Orelha - Nilton Bonder

Manoel Affonso de Mello, Izabella Lucena e Nilton Bonder
O estudo da tenacidade e determinação do povo judeu ganha neste trabalho uma dimensão profundamente humana. Isso porque ao focar no conceito de “resiliência”, mira na capacidade adaptativa pelo viés psicológico e sociológico. A produção de ideais e objetivos perenes está relacionada não só à capacidade de produzir conteúdos e significados, mas também estruturas organizacionais competentes como receptáculo dessa essência.

Há 10 anos o líder espiritual máximo do Tibet, o Dalai Lama, convidou um grupo de rabinos entre os quais fui incluído, para compartilhar os “segredos” da manutenção da identidade diante do desafio da aculturação e da dispersão.  Desse diálogo foi destacada a ênfase na educação, o intercâmbio entre as gerações, a habilidade de significar e resignificar e o olhar esperançoso de um futuro redentor. Todos estes são elementos fundamentais da resiliência.

Entre os símbolos que refletem a auto-imagem resiliente do judeu é relevante a inclusão do “ovo cozido” entre os alimentos típicos da celebração da Páscoa judaica. O “ovo cozido” representa os escravos judeus que diante da opressão de seu tirano endureceram ainda mais seu moral e sua determinação na medida em que este “aquecia-intensificava” seu sofrimento.  Tal metáfora de resiliência é o conteúdo desse importante trabalho pontuado de História e Cultura que nos oferece Izabella Lucena.
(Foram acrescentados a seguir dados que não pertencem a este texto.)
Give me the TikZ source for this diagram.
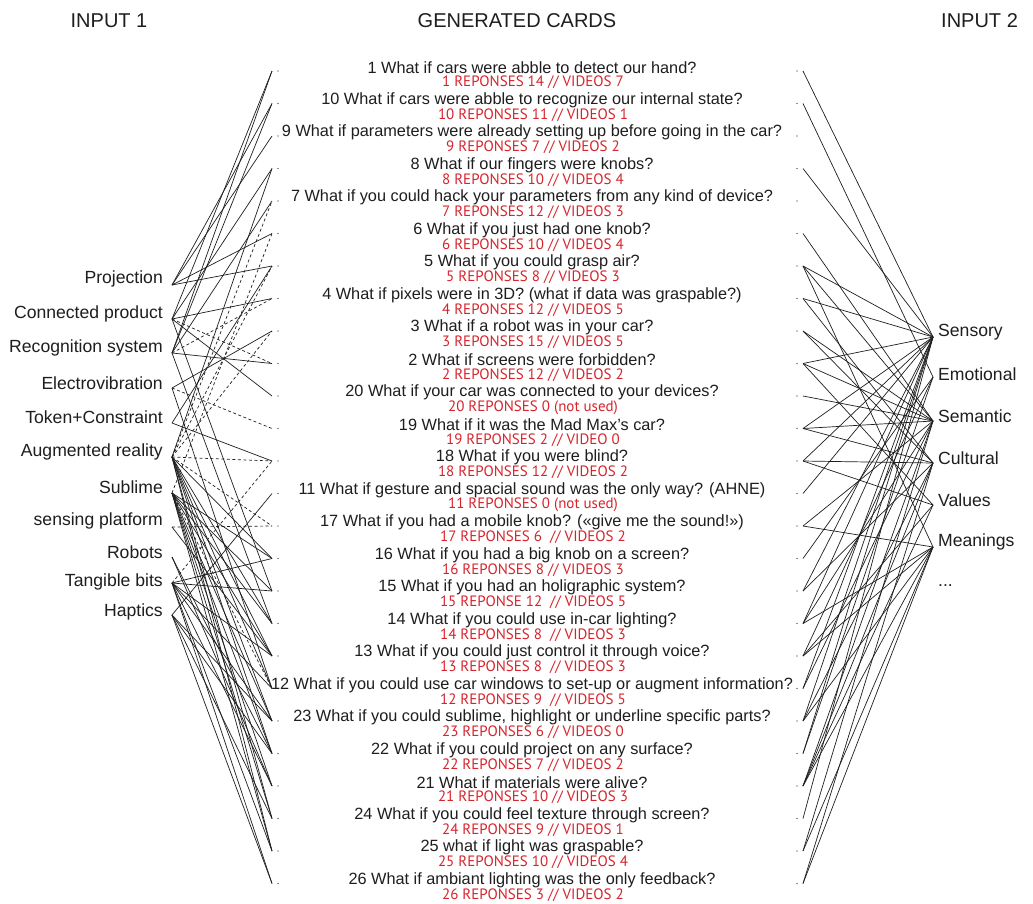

Sua intenção inédita é avaliar esta qualidade humana de resistir e adaptar -- presente na experiência judaica e em condições tão limítrofes -- no contexto das organizações comunitárias.

A qualidade do trabalho de pesquisa e análise abre caminho não apenas para a reflexão acerca da experiência específica dos judeus, mas tem uma abrangência universal. Como evidenciado pelo interesse dos Tibetanos e diante de uma humanidade que se vê frente a profundos desafios de sobrevivência nas próximas décadas e séculos, o estudo desse fenômeno é uma contribuição importante.

Um livro que aponta do particular ao universal e interessa a todos os que buscam reverter situações de ameaça e desafio em novas possibilidades.  Um mosaico que entrelaça instinto e arte, sobrevivência e ação e promove a vida. E não poderia ser mais simbólico que essa obra partisse do Recife onde a comunidade judaica da atribulação de expulsa e desterrada no episódio da Invasão Holandesa se resgata fundando nada menos do que uma Nova Recife que por seus caminhos se chamou Nova Iorque.